Game theory, as applied via ODR, holds tremendous promise in the field of helping to settle human disputes, particularly as our ability to apply algorithms to model human disputes increases. Indeed, it is only a matter of time before computers start passing the “Turing Test” in more examples than just chess-playing and Jeopardy!

Getting back to Richard, I agree with his assertion that what we need now is thought leadership on how to best apply ODR – to look at the strategic options – in order to see if we can find a way to solve at least some of the world’s problems – Richard is telling us to take a chance…


  1. Excellent post, David. Richard has been out front on ODR for the last ten years — he actually gave the keynote at our ODR conference in Liverpool in 2007. I hope he uses his new position to push the frontiers. There’s no question in my mind that one day we will have computers judging cases in a courtroom — Watson is just the beginning. We will be able to use applied mathematics, like game theory, to understand the world and universe around us like never before. The Singularity is approaching: http://www.singularity.com/aboutthebook.html


  2. Well, I’m a fan of ODR, but there is a BIG difference between ransacking a phenomenal number of data points for a match, or even using some kind of fuzzy logic to estimate how close a match is, and deciding human disputes beyond splitting a mathematical difference, or coming up with a mean from a lot of case results. I doubt that we are on the verge – and I really doubt that my children or even grandchildren (hypotheticals at this point) will see Singularity. (See my column on Robot Law, June 2010, here.)

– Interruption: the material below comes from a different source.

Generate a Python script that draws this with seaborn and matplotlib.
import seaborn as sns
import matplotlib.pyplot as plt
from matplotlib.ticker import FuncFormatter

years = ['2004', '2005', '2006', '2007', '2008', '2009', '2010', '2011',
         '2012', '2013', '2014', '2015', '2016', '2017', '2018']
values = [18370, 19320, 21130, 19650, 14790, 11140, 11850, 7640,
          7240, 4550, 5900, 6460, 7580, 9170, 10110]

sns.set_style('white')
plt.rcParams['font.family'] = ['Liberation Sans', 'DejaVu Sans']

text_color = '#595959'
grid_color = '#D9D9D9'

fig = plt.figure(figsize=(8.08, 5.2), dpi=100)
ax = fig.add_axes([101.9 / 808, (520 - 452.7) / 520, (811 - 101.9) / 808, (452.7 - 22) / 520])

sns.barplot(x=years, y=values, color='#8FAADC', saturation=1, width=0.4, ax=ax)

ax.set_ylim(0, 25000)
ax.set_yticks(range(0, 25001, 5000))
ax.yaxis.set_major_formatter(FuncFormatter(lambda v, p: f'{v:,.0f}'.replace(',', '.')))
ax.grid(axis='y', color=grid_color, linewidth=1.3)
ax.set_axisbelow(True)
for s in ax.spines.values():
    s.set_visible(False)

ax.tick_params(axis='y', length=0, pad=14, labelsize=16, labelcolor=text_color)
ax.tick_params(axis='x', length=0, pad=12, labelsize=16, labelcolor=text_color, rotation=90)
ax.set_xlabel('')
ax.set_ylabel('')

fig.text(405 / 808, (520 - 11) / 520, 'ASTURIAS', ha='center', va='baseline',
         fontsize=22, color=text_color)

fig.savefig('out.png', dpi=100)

  3. I don’t know why I find this all unsettling. I wonder if in the future there will be individuals who will have the courage to question the “wisdom” of the machine because although we’re not there yet it’s already quite clear that the experts and gurus are hinting at “computer infallibility”. Does this mean that “we are Borg”? And, does an accumulation of information and strategies equal wisdom? I hope the SCL will address these questions as well.

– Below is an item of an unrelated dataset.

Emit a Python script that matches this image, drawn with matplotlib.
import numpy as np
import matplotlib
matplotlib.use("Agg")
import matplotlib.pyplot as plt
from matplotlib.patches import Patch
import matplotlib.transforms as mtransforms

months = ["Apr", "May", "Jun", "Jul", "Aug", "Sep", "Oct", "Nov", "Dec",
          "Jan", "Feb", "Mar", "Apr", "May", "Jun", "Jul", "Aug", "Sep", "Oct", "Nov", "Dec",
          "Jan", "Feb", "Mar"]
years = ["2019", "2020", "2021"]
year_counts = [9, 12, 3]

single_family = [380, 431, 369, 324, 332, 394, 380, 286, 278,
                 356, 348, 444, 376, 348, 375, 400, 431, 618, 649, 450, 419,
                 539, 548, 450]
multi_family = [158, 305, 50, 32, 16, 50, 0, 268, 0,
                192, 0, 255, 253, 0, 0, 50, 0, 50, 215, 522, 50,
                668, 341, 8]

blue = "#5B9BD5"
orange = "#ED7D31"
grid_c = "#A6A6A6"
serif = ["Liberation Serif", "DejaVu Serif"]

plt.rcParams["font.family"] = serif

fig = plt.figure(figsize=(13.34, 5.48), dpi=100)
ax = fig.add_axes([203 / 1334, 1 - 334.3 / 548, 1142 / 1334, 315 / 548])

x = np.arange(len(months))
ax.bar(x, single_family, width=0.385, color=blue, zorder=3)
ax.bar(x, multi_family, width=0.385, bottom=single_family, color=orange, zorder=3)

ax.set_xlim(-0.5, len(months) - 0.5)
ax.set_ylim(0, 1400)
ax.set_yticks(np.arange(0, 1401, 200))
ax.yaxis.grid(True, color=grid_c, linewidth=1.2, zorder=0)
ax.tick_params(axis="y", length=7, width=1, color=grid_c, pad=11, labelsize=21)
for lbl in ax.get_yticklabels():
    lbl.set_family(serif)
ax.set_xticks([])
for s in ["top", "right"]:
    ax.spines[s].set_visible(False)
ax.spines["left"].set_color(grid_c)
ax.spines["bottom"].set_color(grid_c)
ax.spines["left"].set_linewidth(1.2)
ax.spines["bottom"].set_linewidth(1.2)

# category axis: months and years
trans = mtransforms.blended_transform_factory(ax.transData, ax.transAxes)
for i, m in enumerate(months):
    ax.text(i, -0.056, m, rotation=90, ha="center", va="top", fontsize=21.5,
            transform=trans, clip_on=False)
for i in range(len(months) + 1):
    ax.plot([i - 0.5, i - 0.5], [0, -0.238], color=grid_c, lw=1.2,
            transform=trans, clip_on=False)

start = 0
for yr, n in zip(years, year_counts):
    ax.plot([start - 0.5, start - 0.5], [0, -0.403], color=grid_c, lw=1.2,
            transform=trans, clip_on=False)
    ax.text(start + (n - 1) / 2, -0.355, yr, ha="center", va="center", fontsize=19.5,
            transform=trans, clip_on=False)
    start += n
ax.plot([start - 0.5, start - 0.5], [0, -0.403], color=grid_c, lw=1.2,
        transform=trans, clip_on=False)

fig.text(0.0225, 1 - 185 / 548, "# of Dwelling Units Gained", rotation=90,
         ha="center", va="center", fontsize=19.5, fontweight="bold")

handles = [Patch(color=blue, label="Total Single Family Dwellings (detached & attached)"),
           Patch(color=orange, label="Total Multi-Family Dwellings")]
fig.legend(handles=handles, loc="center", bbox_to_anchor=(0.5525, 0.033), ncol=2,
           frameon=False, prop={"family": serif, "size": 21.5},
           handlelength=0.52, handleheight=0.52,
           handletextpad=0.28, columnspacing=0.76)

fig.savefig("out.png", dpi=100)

  4. David – check out http://www.fairoutcomes.com/ for some deep insights on ODR and game theory (in the downloadable papers)

  5. OK. So if all legal questions can be validly reduced into into mathematical statements, then law is subject to (ahem) Gödel’s incompleteness theorem, right? That means there are questions in law that can’t be answered by law’s premises.

    Oops, that’s not good. That means we’d have to go outside the law to answer law’s questions. Which means ODR has some limits.

    On the other hand, there is one type of philosophy which claims to have all of the answers within its first principles. Ends in ‘ion’, starts with “r” and there’s an “el” in it.

    Does anybody want to equate law with religion? So much for the rule of law.

    There’s a whole field of writing that attempts to explain why law has “soft variables” – a judge’s impression of a witness for example, which make algorithmic resolution (ie machine-based, still) of disputes still problematic.

    Besides, law’s aim is (supposed to be a true decision – true in the sense that we hope it conforms to what actually happened) but the validity of legal decision is not necessarily dependent on the decision being a true statement of what actually happened, at least so long as the truth of what happened is an unknown. Very often, the judicial process requires the judge infer to the best explanation that is consistent with the facts and reality. That’s not the same as an assertion that the conclusion IS an accurate statement of what actually happened.

    A very good overview and introduction for those looking to dip their toes in the subject is R. Brown, “The Possibility of Inference Causation … “, 2010 55 McGill Law Journal 1.

    (And, yes, I know the correct cite is McGill L.J., but then we do have readers who had other things to do but spend time in law school, no?)